5. Path rewrite behaves differently than intended

replacePrefix only substitutes the matched prefix portion. If the prefix condition and the replacePrefix prefix do not match, you get unexpected results. Check the condition's prefix and the rewrite rule together.

6. Configuration reflection delay

This happens when Contour takes time to process resources, or the xDS push to Envoy is slow. If you have thousands of resources, check Contour's logs and processing-latency metrics, and increase Contour replicas and resources if necessary.

Diagnostic commands collected in one place look like this.

# All HTTPProxy status at a glance
kubectl get httpproxy -A -o wide

# Trace errors in Contour logs
kubectl logs -n projectcontour deploy/contour --tail=200 | grep -i error

# Check clusters/endpoints Envoy received
kubectl exec -n projectcontour deploy/contour -- contour cli clusters
kubectl exec -n projectcontour deploy/contour -- contour cli endpoints

# Check upstream health via Envoy admin statistics
kubectl port-forward -n projectcontour ds/envoy 9001:9001
curl -s http://localhost:9001/clusters | grep health_flags

Conclusion

Contour goes beyond a simple ingress controller, combining Envoy's dynamic configuration capability with HTTPProxy's delegation model to shine in multi-tenant environments. To summarize the essentials again:

xDS-based zero-downtime configuration application enables stable updates even in high-traffic environments.
Inclusion and delegation separate domain ownership, isolate faults, and control permissions with RBAC, implementing safe multi-tenancy.
Rich traffic policies (rate limiting, external authorization, health checks, retries) are handled as structured fields without blobs of annotations.
Gateway API support secures a migration path to the future standard.
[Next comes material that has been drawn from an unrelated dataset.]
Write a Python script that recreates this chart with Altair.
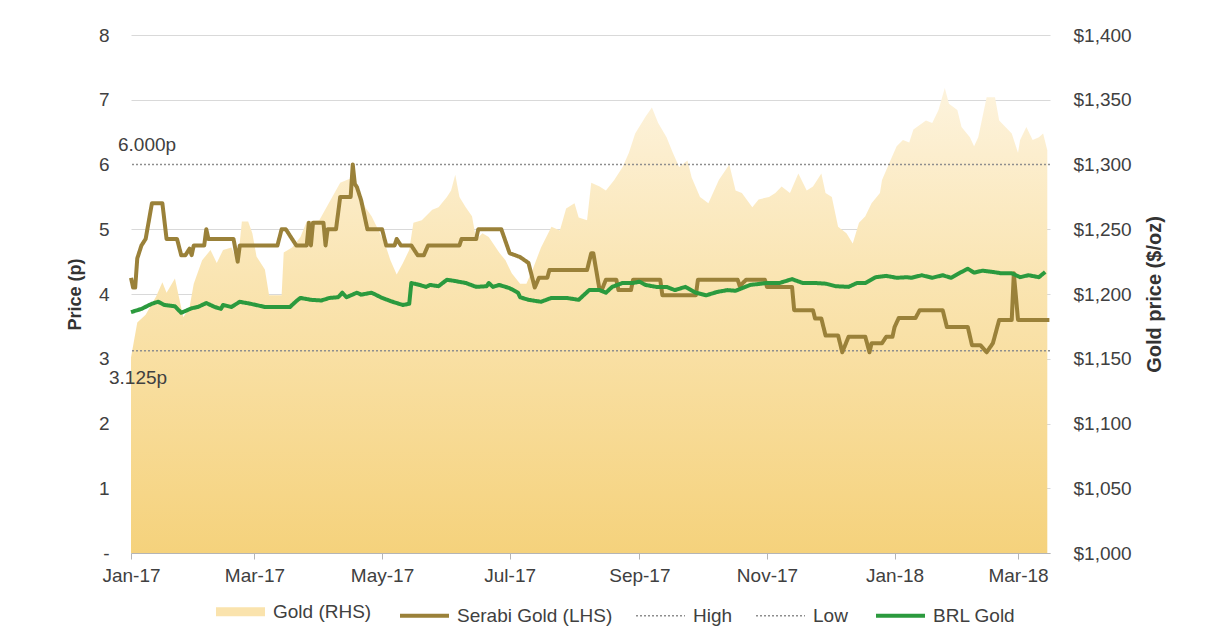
import altair as alt
import pandas as pd

# ---------------- data ----------------
GOLD_DATES = ["2017-01-01","2017-01-04","2017-01-08","2017-01-13","2017-01-16","2017-01-18","2017-01-22","2017-01-26","2017-01-29","2017-01-31",
 "2017-02-04","2017-02-08","2017-02-11","2017-02-14","2017-02-18","2017-02-21","2017-02-23","2017-02-26","2017-02-28","2017-03-02",
 "2017-03-06","2017-03-08","2017-03-14","2017-03-15","2017-03-19","2017-03-23","2017-03-26","2017-04-01","2017-04-11","2017-04-17",
 "2017-04-23","2017-04-26","2017-04-30","2017-05-03","2017-05-05","2017-05-08","2017-05-11","2017-05-14","2017-05-16","2017-05-20",
 "2017-05-25","2017-05-28","2017-06-01","2017-06-03","2017-06-05","2017-06-07","2017-06-10","2017-06-13","2017-06-15","2017-06-18",
 "2017-06-21","2017-06-26","2017-06-29","2017-07-02","2017-07-06","2017-07-09","2017-07-12","2017-07-16","2017-07-21","2017-07-25",
 "2017-07-28","2017-08-01","2017-08-03","2017-08-07","2017-08-09","2017-08-13","2017-08-16","2017-08-20","2017-08-24","2017-08-27",
 "2017-08-30","2017-09-04","2017-09-07","2017-09-10","2017-09-14","2017-09-17","2017-09-20","2017-09-24","2017-09-26","2017-09-30",
 "2017-10-04","2017-10-09","2017-10-14","2017-10-17","2017-10-20","2017-10-25","2017-10-28","2017-11-02","2017-11-05","2017-11-08",
 "2017-11-12","2017-11-16","2017-11-20","2017-11-23","2017-11-27","2017-11-29","2017-12-02","2017-12-05","2017-12-09","2017-12-12",
 "2017-12-15","2017-12-18","2017-12-21","2017-12-25","2017-12-26","2017-12-30","2018-01-02","2018-01-05","2018-01-08","2018-01-10",
 "2018-01-16","2018-01-19","2018-01-22","2018-01-25","2018-01-27","2018-01-31","2018-02-02","2018-02-06","2018-02-08","2018-02-10",
 "2018-02-14","2018-02-18","2018-02-20","2018-02-23","2018-02-26","2018-03-01","2018-03-02","2018-03-05","2018-03-08","2018-03-11",
 "2018-03-13","2018-03-15"]
GOLD_USD = [1151,1178,1184,1198,1209,1201,1212,1182,1190,1208,
 1226,1234,1224,1234,1236,1224,1256,1256,1247,1229,
 1219,1199,1199,1232,1236,1244,1256,1257,1286,1290,
 1267,1260,1247,1236,1226,1215,1224,1234,1255,1257,
 1265,1267,1275,1280,1292,1275,1267,1260,1242,1247,
 1244,1232,1226,1216,1208,1208,1219,1236,1252,1249,
 1266,1270,1259,1257,1286,1283,1280,1288,1298,1309,
 1324,1337,1344,1332,1321,1309,1298,1303,1290,1275,
 1270,1288,1300,1280,1278,1267,1273,1275,1278,1283,
 1278,1293,1280,1283,1293,1278,1275,1252,1247,1239,
 1255,1260,1270,1278,1288,1303,1314,1319,1317,1327,
 1334,1332,1342,1359,1347,1342,1329,1321,1314,1321,
 1352,1352,1334,1329,1324,1309,1319,1329,1319,1321,
 1324,1311]

SERABI_DATES = ["2017-01-01","2017-01-02","2017-01-03","2017-01-04","2017-01-06","2017-01-08","2017-01-11","2017-01-16","2017-01-18","2017-01-23",
 "2017-01-25","2017-01-27","2017-01-29","2017-01-30","2017-01-31","2017-02-05","2017-02-06","2017-02-07","2017-02-19","2017-02-21",
 "2017-02-22","2017-03-12","2017-03-14","2017-03-16","2017-03-21","2017-03-26","2017-03-27","2017-03-28","2017-03-29","2017-04-03",
 "2017-04-04","2017-04-05","2017-04-09","2017-04-11","2017-04-16","2017-04-17","2017-04-18","2017-04-19","2017-04-21","2017-04-24",
 "2017-05-01","2017-05-03","2017-05-07","2017-05-08","2017-05-10","2017-05-15","2017-05-18","2017-05-21","2017-05-23","2017-06-07",
 "2017-06-08","2017-06-15","2017-06-16","2017-06-27","2017-07-01","2017-07-06","2017-07-10","2017-07-13","2017-07-15","2017-07-19",
 "2017-07-20","2017-08-07","2017-08-09","2017-08-10","2017-08-13","2017-08-14","2017-08-16","2017-08-21","2017-08-22","2017-08-28",
 "2017-08-29","2017-09-11","2017-09-12","2017-09-28","2017-09-29","2017-10-18","2017-10-19","2017-10-22","2017-10-31","2017-11-01",
 "2017-11-13","2017-11-14","2017-11-23","2017-11-24","2017-11-27","2017-11-29","2017-12-05","2017-12-07","2017-12-10","2017-12-18",
 "2017-12-20","2017-12-21","2017-12-26","2017-12-28","2017-12-31","2018-01-01","2018-01-03","2018-01-11","2018-01-13","2018-01-24",
 "2018-01-26","2018-02-05","2018-02-07","2018-02-11","2018-02-14","2018-02-17","2018-02-20","2018-02-26","2018-02-27","2018-03-01",
 "2018-03-16"]
SERABI_P = [4.25,4.1,4.1,4.55,4.75,4.85,5.4,5.4,4.85,4.85,
 4.6,4.6,4.7,4.6,4.75,4.75,5.0,4.85,4.85,4.5,
 4.75,4.75,5.0,5.0,4.75,4.75,5.1,4.75,5.1,5.1,
 4.75,5.0,5.0,5.5,5.5,6.0,5.7,5.65,5.45,5.0,
 5.0,4.75,4.75,4.85,4.75,4.75,4.6,4.6,4.75,4.75,
 4.85,4.85,5.0,5.0,4.63,4.57,4.48,4.1,4.25,4.25,
 4.37,4.37,4.63,4.63,4.06,4.06,4.22,4.22,4.06,4.06,
 4.22,4.22,3.98,3.98,4.22,4.22,4.12,4.22,4.22,4.11,
 4.11,3.75,3.75,3.62,3.62,3.36,3.36,3.1,3.34,3.34,
 3.1,3.24,3.24,3.34,3.34,3.49,3.63,3.63,3.75,3.75,
 3.49,3.49,3.21,3.21,3.1,3.24,3.6,3.6,4.32,3.6,
 3.6]

BRL_DATES = ["2017-01-01","2017-01-06","2017-01-11","2017-01-14","2017-01-17","2017-01-22","2017-01-25","2017-01-30","2017-02-02","2017-02-06",
 "2017-02-10","2017-02-13","2017-02-14","2017-02-18","2017-02-22","2017-02-27","2017-03-06","2017-03-14","2017-03-18","2017-03-21",
 "2017-03-23","2017-03-28","2017-04-02","2017-04-06","2017-04-10","2017-04-12","2017-04-14","2017-04-19","2017-04-21","2017-04-26",
 "2017-05-01","2017-05-06","2017-05-11","2017-05-14","2017-05-15","2017-05-19","2017-05-22","2017-05-24","2017-05-28","2017-06-01",
 "2017-06-05","2017-06-10","2017-06-15","2017-06-20","2017-06-21","2017-06-23","2017-06-26","2017-07-01","2017-07-05","2017-07-06",
 "2017-07-10","2017-07-16","2017-07-21","2017-07-28","2017-08-03","2017-08-08","2017-08-13","2017-08-16","2017-08-19","2017-08-24",
 "2017-08-29","2017-09-01","2017-09-04","2017-09-09","2017-09-14","2017-09-18","2017-09-23","2017-09-28","2017-10-03","2017-10-08",
 "2017-10-13","2017-10-17","2017-10-24","2017-11-01","2017-11-07","2017-11-13","2017-11-18","2017-11-24","2017-11-29","2017-12-04",
 "2017-12-10","2017-12-14","2017-12-18","2017-12-23","2017-12-28","2018-01-02","2018-01-07","2018-01-09","2018-01-14","2018-01-19",
 "2018-01-24","2018-01-28","2018-02-02","2018-02-05","2018-02-08","2018-02-12","2018-02-17","2018-02-21","2018-02-26","2018-03-02",
 "2018-03-06","2018-03-11","2018-03-14"]
BRL_P = [3.72,3.77,3.85,3.88,3.83,3.81,3.71,3.78,3.8,3.86,
 3.8,3.77,3.83,3.8,3.88,3.85,3.8,3.8,3.8,3.89,
 3.94,3.91,3.9,3.94,3.95,4.02,3.95,4.02,3.99,4.02,
 3.94,3.88,3.83,3.85,4.17,4.14,4.11,4.14,4.12,4.22,
 4.2,4.17,4.11,4.12,4.17,4.11,4.14,4.09,4.02,3.95,
 3.91,3.88,3.94,3.94,3.91,4.06,4.06,4.02,4.11,4.17,
 4.17,4.19,4.14,4.11,4.11,4.06,4.11,4.02,3.98,4.03,
 4.06,4.05,4.14,4.17,4.17,4.23,4.17,4.17,4.16,4.12,
 4.11,4.17,4.17,4.26,4.28,4.25,4.26,4.25,4.29,4.25,
 4.29,4.25,4.34,4.39,4.33,4.36,4.34,4.32,4.32,4.26,
 4.29,4.26,4.34]

HIGH = 6.0
LOW = 3.125

SERIES = ["Gold (RHS)", "Serabi Gold (LHS)", "High", "Low", "BRL Gold"]
SERIES_COLORS = ["#fae3ad", "#9a8139", "#8e8e8e", "#8e8e8e", "#2b9a3e"]
SERIES_DASH = [[1, 0], [1, 0], [2, 2], [2, 2], [1, 0]]

PRICE_TICKS = [0, 1, 2, 3, 4, 5, 6, 7, 8]
GOLD_TICKS = [1000, 1050, 1100, 1150, 1200, 1250, 1300, 1350, 1400]
TICK_MONTHS = [(2017, 1), (2017, 3), (2017, 5), (2017, 7), (2017, 9), (2017, 11), (2018, 1), (2018, 3)]

# ---------------- tables ----------------
gold_df = pd.DataFrame({"date": pd.to_datetime(GOLD_DATES), "gold": GOLD_USD})
serabi_df = pd.DataFrame({"date": pd.to_datetime(SERABI_DATES), "value": SERABI_P, "series": "Serabi Gold (LHS)"})
brl_df = pd.DataFrame({"date": pd.to_datetime(BRL_DATES), "value": BRL_P, "series": "BRL Gold"})
hl_df = pd.DataFrame({"series": ["High", "Low"], "value": [HIGH, LOW],
                      "label": [f"{HIGH:.3f}p", f"{LOW:.3f}p"]})

FONT = "Liberation Sans"
TXT = "#404040"

x_domain = [alt.DateTime(year=2017, month=1, date=1), alt.DateTime(year=2018, month=3, date=16, hours=7)]
x_enc = alt.X("date:T",
              scale=alt.Scale(domain=x_domain),
              axis=alt.Axis(values=[alt.DateTime(year=y, month=m, date=1) for y, m in TICK_MONTHS],
                            format="%b-%y", title=None, labelFontSize=19, labelColor=TXT,
                            tickColor="#b5b5b5", tickSize=6, domainColor="#b5b5b5",
                            labelPadding=7, grid=False, labelFlush=False, labelOverlap=False))

left_axis = alt.Axis(orient="left", values=PRICE_TICKS, title="Price (p)",
                     labelExpr="datum.value == 0 ? '-' : datum.label",
                     domain=False, ticks=False, grid=True,
                     gridColor={"condition": {"test": "datum.value == 6", "value": "transparent"},
                                "value": "#d9d9d9"},
                     labelFontSize=19, labelColor=TXT, labelPadding=22,
                     titleFontSize=18, titleFontWeight="bold", titleColor="#333333", titlePadding=14)
y_left = alt.Scale(domain=[0, 8], nice=False, zero=True)

legend = alt.Legend(title=None, orient="none", legendX=100, legendY=567, direction="horizontal",
                    symbolType="stroke", symbolSize=2401,
                    symbolStrokeWidth=alt.ExprRef(expr="datum.value == 'Gold (RHS)' ? 9 : ((datum.value == 'High' || datum.value == 'Low') ? 1.5 : 4)"),
                    labelFontSize=19, labelColor=TXT, labelFont=FONT, columnPadding=20, labelOffset=23)
color_enc = alt.Color("series:N", scale=alt.Scale(domain=SERIES, range=SERIES_COLORS), legend=legend)
dash_enc = alt.StrokeDash("series:N", scale=alt.Scale(domain=SERIES, range=SERIES_DASH), legend=legend)

gradient = alt.Gradient(gradient="linear",
                        stops=[alt.GradientStop(color="#fdf3dd", offset=0),
                               alt.GradientStop(color="#fae5b3", offset=0.4),
                               alt.GradientStop(color="#f5d27c", offset=1)],
                        x1=1, x2=1, y1=0, y2=1)

area = alt.Chart(gold_df).mark_area(fill=gradient, clip=True).encode(
    x=x_enc,
    y=alt.Y("gold:Q", scale=alt.Scale(domain=[1000, 1400], nice=False, zero=False),
            axis=alt.Axis(orient="right", values=GOLD_TICKS, format="$,.0f", title="Gold price ($/oz)",
                          domain=False, ticks=False, grid=False, labelFontSize=19, labelColor=TXT,
                          labelPadding=23, titleFontSize=20, titleFontWeight="bold", titleColor="#333333",
                          titlePadding=13, titleAngle=270, titleBaseline="top")),
    y2=alt.datum(1000),
)

rules = alt.Chart(hl_df).mark_rule(strokeWidth=1.5).encode(
    y=alt.Y("value:Q", scale=y_left, axis=left_axis),
    color=color_enc, strokeDash=dash_enc)

serabi = alt.Chart(serabi_df).mark_line(strokeWidth=4, strokeJoin="round").encode(
    x=x_enc, y=alt.Y("value:Q", scale=y_left, axis=left_axis),
    color=color_enc, strokeDash=dash_enc)

brl = alt.Chart(brl_df).mark_line(strokeWidth=4, strokeJoin="round").encode(
    x=x_enc, y=alt.Y("value:Q", scale=y_left, axis=left_axis),
    color=color_enc, strokeDash=dash_enc)

txt_high = alt.Chart(hl_df[hl_df.series == "High"]).mark_text(
    align="left", baseline="alphabetic", dx=-13, dy=-14, fontSize=19, color=TXT, font=FONT).encode(
    x=alt.value(0), y=alt.Y("value:Q", scale=y_left, axis=left_axis), text="label:N")
txt_low = alt.Chart(hl_df[hl_df.series == "Low"]).mark_text(
    align="left", baseline="alphabetic", dx=-22, dy=33, fontSize=19, color=TXT, font=FONT).encode(
    x=alt.value(0), y=alt.Y("value:Q", scale=y_left, axis=left_axis), text="label:N")

inner = alt.layer(rules, serabi, brl, txt_high, txt_low)

chart = alt.layer(area, inner).resolve_scale(y="independent").properties(
    width=919, height=518,
    padding={"left": 123, "top": 27, "right": 140, "bottom": 80},
    autosize=alt.AutoSizeParams(type="none"),
    background="white",
).configure(font=FONT).configure_view(stroke=None)

chart.save("out.html", embed_options={"renderer": "svg", "actions": False})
As of 2026, the Ingress API is frozen and the Gateway API is settling in as the successor standard. For new projects, evaluate the Gateway API first, but Contour's HTTPProxy still retains its value as a powerful multi-tenancy tool. A major advantage of this project is that you can travel both paths with Contour.

I encourage you to stand up Contour on a cluster yourself, create one small child HTTPProxy, and see with your own eyes how delegation works. You will escape annotation hell and feel the comfort of structured traffic management.